▸ **Aim**: Copy out the listing that follows exactly, dropping every picture.

▸ **Supplied information**:
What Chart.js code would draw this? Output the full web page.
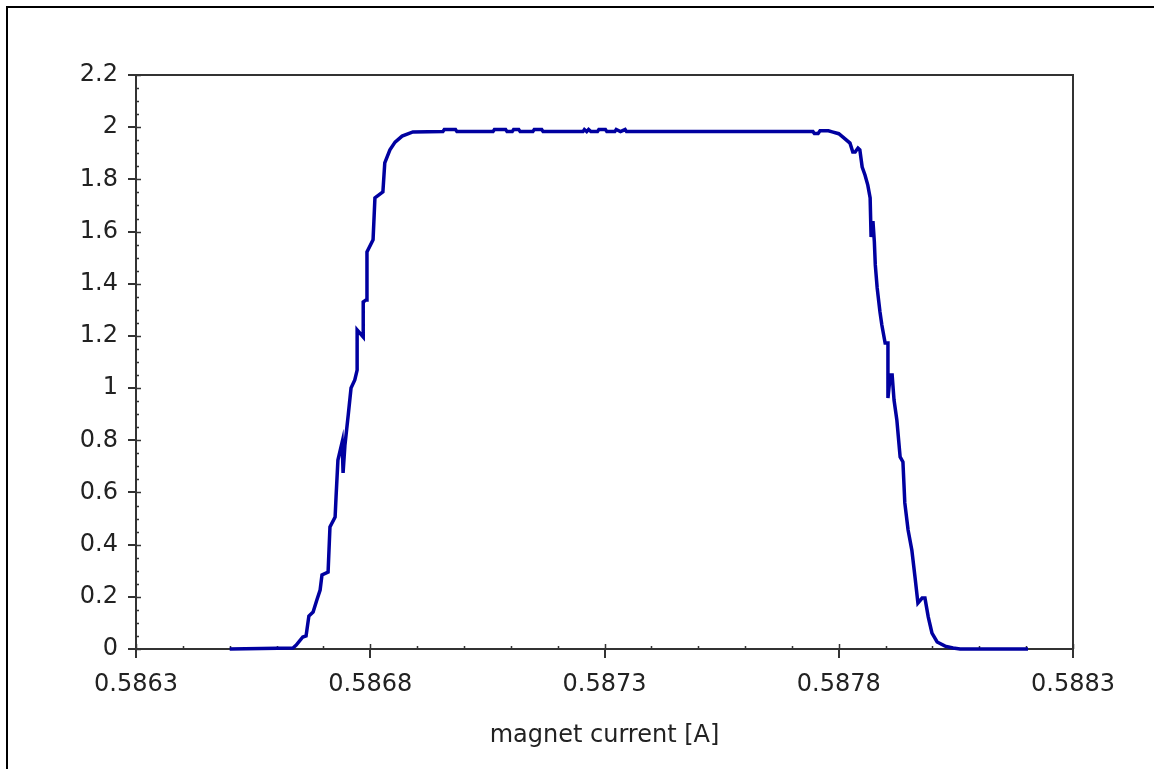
<!DOCTYPE html>
<html>
<head>
<meta charset="utf-8">
<title>magnet current scan</title>
<script src="https://cdn.jsdelivr.net/npm/chart.js@4/dist/chart.umd.min.js"></script>
<style>
  html, body { margin: 0; padding: 0; background: #fff; }
  canvas { display: block; }
</style>
</head>
<body>
<canvas id="scanChart" width="1154" height="769"></canvas>
<script>
// magnet current [A]
const current = [
    0.58650, 0.586635, 0.586642, 0.586656, 0.586663, 0.586669, 0.586678, 0.586686, 0.586693, 0.586697,
    0.586710, 0.586714, 0.586725, 0.586727, 0.586731, 0.586740, 0.586742, 0.586746, 0.586753, 0.586759,
    0.586767, 0.586772, 0.586772, 0.586785, 0.586785, 0.586791, 0.586793, 0.586806, 0.586810, 0.586827,
    0.586831, 0.586842, 0.586853, 0.586868, 0.586891,
    0.586955, 0.586958, 0.586982, 0.586985, 0.587062, 0.587065, 0.587089, 0.587092, 0.587103, 0.587106,
    0.587117, 0.587120, 0.587147, 0.587150, 0.587166, 0.587169, 0.587254, 0.587257, 0.587262, 0.587266,
    0.587271, 0.587285, 0.587288, 0.587302, 0.587305, 0.587322, 0.587325, 0.587334, 0.587344, 0.587347,
    0.587745, 0.587748, 0.587756, 0.587760, 0.587778, 0.587786,
    0.587800, 0.587809, 0.587824, 0.587830, 0.587835, 0.587841, 0.587845, 0.587850, 0.587856, 0.587862,
    0.587867, 0.587869, 0.587873, 0.587876, 0.587878, 0.587882, 0.587888, 0.587892, 0.587899, 0.587905,
    0.587905, 0.587910, 0.587914, 0.587918, 0.587924, 0.587931, 0.587937, 0.587941, 0.587948, 0.587956,
    0.587963, 0.587969, 0.587978, 0.587984, 0.587991, 0.587995, 0.587999, 0.588010, 0.588027, 0.588044,
    0.588059, 0.588204
];

// detector signal
const signal = [
    0, 0.004, 0.015, 0.046, 0.050, 0.126, 0.142, 0.188, 0.226, 0.284,
    0.295, 0.468, 0.506, 0.583, 0.724, 0.793, 0.675, 0.782, 0.897, 1.000,
    1.031, 1.069, 1.223, 1.196, 1.330, 1.338, 1.522, 1.568, 1.729, 1.752,
    1.863, 1.913, 1.943, 1.966, 1.982,
    1.983, 1.991, 1.991, 1.983, 1.983, 1.991, 1.991, 1.983, 1.983, 1.991,
    1.991, 1.983, 1.983, 1.991, 1.991, 1.983, 1.983, 1.991, 1.983, 1.991,
    1.983, 1.983, 1.991, 1.991, 1.983, 1.983, 1.991, 1.983, 1.991, 1.983,
    1.983, 1.976, 1.976, 1.986, 1.986, 1.982,
    1.975, 1.962, 1.939, 1.905, 1.905, 1.920, 1.913, 1.847, 1.817, 1.778,
    1.729, 1.579, 1.640, 1.560, 1.472, 1.384, 1.292, 1.242, 1.173, 1.173,
    0.962, 1.050, 1.050, 0.954, 0.878, 0.736, 0.717, 0.560, 0.456, 0.379,
    0.272, 0.176, 0.195, 0.195, 0.123, 0.092, 0.061, 0.027, 0.011, 0.004,
    0, 0
];

const xTicks = [0.5863, 0.5868, 0.5873, 0.5878, 0.5883];
const yTicks = [0, 0.2, 0.4, 0.6, 0.8, 1, 1.2, 1.4, 1.6, 1.8, 2, 2.2];
const xLabels = ['0.5863', '0.5868', '0.5873', '0.5878', '0.5883'];
const yLabels = ['0', '0.2', '0.4', '0.6', '0.8', '1', '1.2', '1.4', '1.6', '1.8', '2', '2.2'];

const axisColor = '#333333';
const fontSpec = { family: '"DejaVu Sans", sans-serif', size: 24 };

// outer frame, plot box and the small inside ticks (drawn under the curve)
const frameTicks = {
    id: 'frameTicks',
    beforeDraw(chart) {
        const ctx = chart.ctx;
        ctx.save();
        ctx.strokeStyle = '#000';
        ctx.lineWidth = 2;
        ctx.beginPath();
        ctx.moveTo(7, chart.height);
        ctx.lineTo(7, 7);
        ctx.lineTo(chart.width, 7);
        ctx.stroke();
        ctx.restore();
    },
    beforeDatasetsDraw(chart) {
        const ctx = chart.ctx;
        const a = chart.chartArea;
        const x = chart.scales.x;
        const y = chart.scales.y;
        ctx.save();
        ctx.strokeStyle = axisColor;
        ctx.lineWidth = 2;
        ctx.strokeRect(a.left, a.top, a.right - a.left, a.bottom - a.top);

        ctx.lineWidth = 1.5;
        ctx.beginPath();
        // x minor ticks every 0.0001
        for (let i = 0; i <= 20; i++) {
            const px = Math.round(x.getPixelForValue(0.5863 + i * 0.0001)) + 0.5;
            const len = (i % 5 === 0) ? 5 : 3;
            ctx.moveTo(px, a.bottom);
            ctx.lineTo(px, a.bottom - len);
        }
        // y minor ticks every 0.05
        for (let j = 0; j <= 44; j++) {
            const py = Math.round(y.getPixelForValue(j * 0.05)) + 0.5;
            const len = (j % 4 === 0) ? 5 : 3;
            ctx.moveTo(a.left, py);
            ctx.lineTo(a.left + len, py);
        }
        ctx.stroke();
        ctx.restore();
    }
};

const ctx = document.getElementById('scanChart').getContext('2d');

new Chart(ctx, {
    type: 'line',
    data: {
        datasets: [{
            data: current.map((c, i) => ({ x: c, y: signal[i] })),
            borderColor: '#0000a0',
            borderWidth: 3.5,
            pointRadius: 0,
            tension: 0,
            fill: false,
            clip: 4
        }]
    },
    options: {
        responsive: false,
        animation: false,
        layout: { padding: { left: 0, top: 75, right: 81, bottom: 0 } },
        plugins: {
            legend: { display: false },
            tooltip: { enabled: false }
        },
        scales: {
            x: {
                type: 'linear',
                min: 0.5863,
                max: 0.5883,
                afterBuildTicks: (scale) => { scale.ticks = xTicks.map(v => ({ value: v })); },
                afterFit: (scale) => { scale.height = 120; },
                ticks: {
                    autoSkip: false,
                    maxRotation: 0,
                    padding: 12,
                    color: '#222',
                    font: fontSpec,
                    callback: (value, index) => xLabels[index]
                },
                grid: {
                    drawOnChartArea: false,
                    drawTicks: true,
                    tickLength: 9,
                    color: axisColor,
                    lineWidth: 2
                },
                border: { display: true, color: axisColor, width: 2 },
                title: {
                    display: true,
                    text: 'magnet current [A]',
                    color: '#222',
                    font: fontSpec,
                    padding: { top: 0, bottom: 19 }
                }
            },
            y: {
                type: 'linear',
                min: 0,
                max: 2.2,
                afterBuildTicks: (scale) => { scale.ticks = yTicks.map(v => ({ value: v })); },
                afterFit: (scale) => { scale.width = 136; },
                ticks: {
                    autoSkip: false,
                    padding: 10,
                    color: '#222',
                    font: fontSpec,
                    callback: (value, index) => yLabels[index]
                },
                grid: {
                    drawOnChartArea: false,
                    drawTicks: true,
                    tickLength: 8,
                    color: axisColor,
                    lineWidth: 2
                },
                border: { display: true, color: axisColor, width: 2 }
            }
        }
    },
    plugins: [frameTicks]
});
</script>
</body>
</html>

▸ **Complete response**:
What Chart.js code would draw this? Output the full web page.
<!DOCTYPE html>
<html>
<head>
<meta charset="utf-8">
<title>magnet current scan</title>
<script src="https://cdn.jsdelivr.net/npm/chart.js@4/dist/chart.umd.min.js"></script>
<style>
  html, body { margin: 0; padding: 0; background: #fff; }
  canvas { display: block; }
</style>
</head>
<body>
<canvas id="scanChart" width="1154" height="769"></canvas>
<script>
// magnet current [A]
const current = [
    0.58650, 0.586635, 0.586642, 0.586656, 0.586663, 0.586669, 0.586678, 0.586686, 0.586693, 0.586697,
    0.586710, 0.586714, 0.586725, 0.586727, 0.586731, 0.586740, 0.586742, 0.586746, 0.586753, 0.586759,
    0.586767, 0.586772, 0.586772, 0.586785, 0.586785, 0.586791, 0.586793, 0.586806, 0.586810, 0.586827,
    0.586831, 0.586842, 0.586853, 0.586868, 0.586891,
    0.586955, 0.586958, 0.586982, 0.586985, 0.587062, 0.587065, 0.587089, 0.587092, 0.587103, 0.587106,
    0.587117, 0.587120, 0.587147, 0.587150, 0.587166, 0.587169, 0.587254, 0.587257, 0.587262, 0.587266,
    0.587271, 0.587285, 0.587288, 0.587302, 0.587305, 0.587322, 0.587325, 0.587334, 0.587344, 0.587347,
    0.587745, 0.587748, 0.587756, 0.587760, 0.587778, 0.587786,
    0.587800, 0.587809, 0.587824, 0.587830, 0.587835, 0.587841, 0.587845, 0.587850, 0.587856, 0.587862,
    0.587867, 0.587869, 0.587873, 0.587876, 0.587878, 0.587882, 0.587888, 0.587892, 0.587899, 0.587905,
    0.587905, 0.587910, 0.587914, 0.587918, 0.587924, 0.587931, 0.587937, 0.587941, 0.587948, 0.587956,
    0.587963, 0.587969, 0.587978, 0.587984, 0.587991, 0.587995, 0.587999, 0.588010, 0.588027, 0.588044,
    0.588059, 0.588204
];

// detector signal
const signal = [
    0, 0.004, 0.015, 0.046, 0.050, 0.126, 0.142, 0.188, 0.226, 0.284,
    0.295, 0.468, 0.506, 0.583, 0.724, 0.793, 0.675, 0.782, 0.897, 1.000,
    1.031, 1.069, 1.223, 1.196, 1.330, 1.338, 1.522, 1.568, 1.729, 1.752,
    1.863, 1.913, 1.943, 1.966, 1.982,
    1.983, 1.991, 1.991, 1.983, 1.983, 1.991, 1.991, 1.983, 1.983, 1.991,
    1.991, 1.983, 1.983, 1.991, 1.991, 1.983, 1.983, 1.991, 1.983, 1.991,
    1.983, 1.983, 1.991, 1.991, 1.983, 1.983, 1.991, 1.983, 1.991, 1.983,
    1.983, 1.976, 1.976, 1.986, 1.986, 1.982,
    1.975, 1.962, 1.939, 1.905, 1.905, 1.920, 1.913, 1.847, 1.817, 1.778,
    1.729, 1.579, 1.640, 1.560, 1.472, 1.384, 1.292, 1.242, 1.173, 1.173,
    0.962, 1.050, 1.050, 0.954, 0.878, 0.736, 0.717, 0.560, 0.456, 0.379,
    0.272, 0.176, 0.195, 0.195, 0.123, 0.092, 0.061, 0.027, 0.011, 0.004,
    0, 0
];

const xTicks = [0.5863, 0.5868, 0.5873, 0.5878, 0.5883];
const yTicks = [0, 0.2, 0.4, 0.6, 0.8, 1, 1.2, 1.4, 1.6, 1.8, 2, 2.2];
const xLabels = ['0.5863', '0.5868', '0.5873', '0.5878', '0.5883'];
const yLabels = ['0', '0.2', '0.4', '0.6', '0.8', '1', '1.2', '1.4', '1.6', '1.8', '2', '2.2'];

const axisColor = '#333333';
const fontSpec = { family: '"DejaVu Sans", sans-serif', size: 24 };

// outer frame, plot box and the small inside ticks (drawn under the curve)
const frameTicks = {
    id: 'frameTicks',
    beforeDraw(chart) {
        const ctx = chart.ctx;
        ctx.save();
        ctx.strokeStyle = '#000';
        ctx.lineWidth = 2;
        ctx.beginPath();
        ctx.moveTo(7, chart.height);
        ctx.lineTo(7, 7);
        ctx.lineTo(chart.width, 7);
        ctx.stroke();
        ctx.restore();
    },
    beforeDatasetsDraw(chart) {
        const ctx = chart.ctx;
        const a = chart.chartArea;
        const x = chart.scales.x;
        const y = chart.scales.y;
        ctx.save();
        ctx.strokeStyle = axisColor;
        ctx.lineWidth = 2;
        ctx.strokeRect(a.left, a.top, a.right - a.left, a.bottom - a.top);

        ctx.lineWidth = 1.5;
        ctx.beginPath();
        // x minor ticks every 0.0001
        for (let i = 0; i <= 20; i++) {
            const px = Math.round(x.getPixelForValue(0.5863 + i * 0.0001)) + 0.5;
            const len = (i % 5 === 0) ? 5 : 3;
            ctx.moveTo(px, a.bottom);
            ctx.lineTo(px, a.bottom - len);
        }
        // y minor ticks every 0.05
        for (let j = 0; j <= 44; j++) {
            const py = Math.round(y.getPixelForValue(j * 0.05)) + 0.5;
            const len = (j % 4 === 0) ? 5 : 3;
            ctx.moveTo(a.left, py);
            ctx.lineTo(a.left + len, py);
        }
        ctx.stroke();
        ctx.restore();
    }
};

const ctx = document.getElementById('scanChart').getContext('2d');

new Chart(ctx, {
    type: 'line',
    data: {
        datasets: [{
            data: current.map((c, i) => ({ x: c, y: signal[i] })),
            borderColor: '#0000a0',
            borderWidth: 3.5,
            pointRadius: 0,
            tension: 0,
            fill: false,
            clip: 4
        }]
    },
    options: {
        responsive: false,
        animation: false,
        layout: { padding: { left: 0, top: 75, right: 81, bottom: 0 } },
        plugins: {
            legend: { display: false },
            tooltip: { enabled: false }
        },
        scales: {
            x: {
                type: 'linear',
                min: 0.5863,
                max: 0.5883,
                afterBuildTicks: (scale) => { scale.ticks = xTicks.map(v => ({ value: v })); },
                afterFit: (scale) => { scale.height = 120; },
                ticks: {
                    autoSkip: false,
                    maxRotation: 0,
                    padding: 12,
                    color: '#222',
                    font: fontSpec,
                    callback: (value, index) => xLabels[index]
                },
                grid: {
                    drawOnChartArea: false,
                    drawTicks: true,
                    tickLength: 9,
                    color: axisColor,
                    lineWidth: 2
                },
                border: { display: true, color: axisColor, width: 2 },
                title: {
                    display: true,
                    text: 'magnet current [A]',
                    color: '#222',
                    font: fontSpec,
                    padding: { top: 0, bottom: 19 }
                }
            },
            y: {
                type: 'linear',
                min: 0,
                max: 2.2,
                afterBuildTicks: (scale) => { scale.ticks = yTicks.map(v => ({ value: v })); },
                afterFit: (scale) => { scale.width = 136; },
                ticks: {
                    autoSkip: false,
                    padding: 10,
                    color: '#222',
                    font: fontSpec,
                    callback: (value, index) => yLabels[index]
                },
                grid: {
                    drawOnChartArea: false,
                    drawTicks: true,
                    tickLength: 8,
                    color: axisColor,
                    lineWidth: 2
                },
                border: { display: true, color: axisColor, width: 2 }
            }
        }
    },
    plugins: [frameTicks]
});
</script>
</body>
</html>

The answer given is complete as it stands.